Translated by Deborah Schultz
Thirty-six years have passed from the day they returned, Kalush liberated from the soldiers of Hitler. This was on 1st August 1944. To the eyes of a small group of Jewish residents of the city and the neighborhood people broken and afraid, who emerged from their hiding places and came to see what remained from their community to them the extent of the destruction first was revealed. The city stood upon its hill; however, of the community of Jews who had dwelled in it until the Nazi conquest, only a few persons remained. Three years the German enemies controlled Kalush. Only 15 months were sufficient for them to destroy in cruelty the lives of the majority of the Jewish inhabitants, and to erase from the face of the area each thing on which a Jewish stamp had been sunk. The city and the People Israel who are her foundations, laid down more than 400 years ago a holy community, in which during the course of generations thousands of Jews lived and worked: merchants and craftsmen, people of piety and people of action, rabbis and Torah scholars there is nothing left from it but an old graveyard, which for maximum pain was also destroyed almost entirely in the years which followed.
From the day they returned, the survivors of the flight from the community of Kalush reached the end of their trust. The majority of them made aliyah [immigrated to the Land of Israel] with an aspiration nestled in their heart to raise a monument of remembrance for their community and Zion, for the thousands of their fellow townsmen who were destroyed in the days of the terrible Holocaust. Sometimes a few from the Kalush Society in Israel undertook publication of a book of remembrance, but whenever the occasion, the matter was postponed to different get-togethers.
Meanwhile, years passed by, and the number of the former residents of Kalush was reduced; already, apparently, the summer of the idea of the book ended because of this.
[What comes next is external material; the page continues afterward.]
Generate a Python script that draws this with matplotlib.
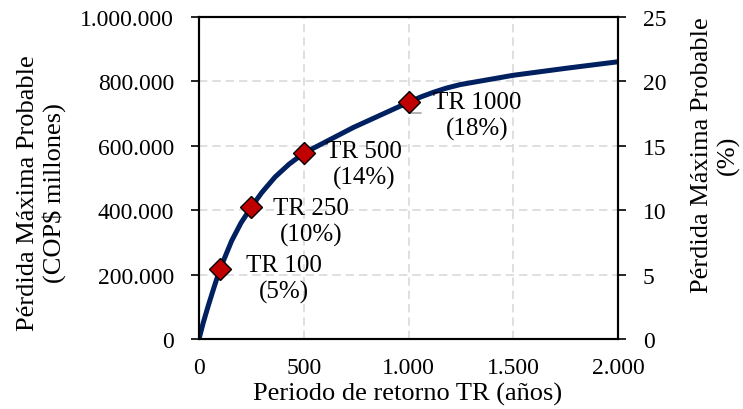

However, a feeling of obligation towards the martyrs, and towards the community that was destroyed, did not give any rest. Even though few were remaining, and as a matter of fact necessarily because of that, we again took upon ourselves the task, in the beginning of the year 1978. We began in gathering material from among former residents of our city in Israel, together with our brothers in the United States, preparing within a short time the book presented now to read.
We know that our enterprise is not perfect and that it does not answer for all demands and expectations. The words given in the book in truth are the responsibility of their authors; nevertheless, the editors endeavored for truth, to the extent possible, in their contents, and to match among them. Despite this, the book is not free from duplications, inaccuracies, and even small concealments here and there. The existence of these and others flows first of all from the character of a book that was written by numerous hands, whose pen in general is not the pen of an author. The many years that had passed from the destruction of Kalush, and our aspiration to complete the enterprise in a short time, also did not make the work any lighter for us. Yet with all this, great is our faith that in our producing the book we set up a memorial for our destroyed community and we lit an eternal light to remember our martyrs. Our hope is that the book will serve, for descendants of the Jews of Kalush, as a reliable source for acquaintance with the rock from which they were quarried.
The book is comprised of two parts, Hebrew and Yiddish, as well as a modest supplement in the English language. The material for the Hebrew part was gathered and edited in Israel; the Yiddish part was edited by our fellow townsman, Mr. Moshe Etinger, in the United States.
May gratitude and blessing come to all those who assisted us whether by contributing to the book from the fruit of their pen, narrating from their memories and handing over testimonies and photographs; or by contributing financially to the printing of the book. Special gratitude is given to Mr. Shabtai Unger, who took great pains in editing the Hebrew part of the book, from initial anxiety, to its final proper height.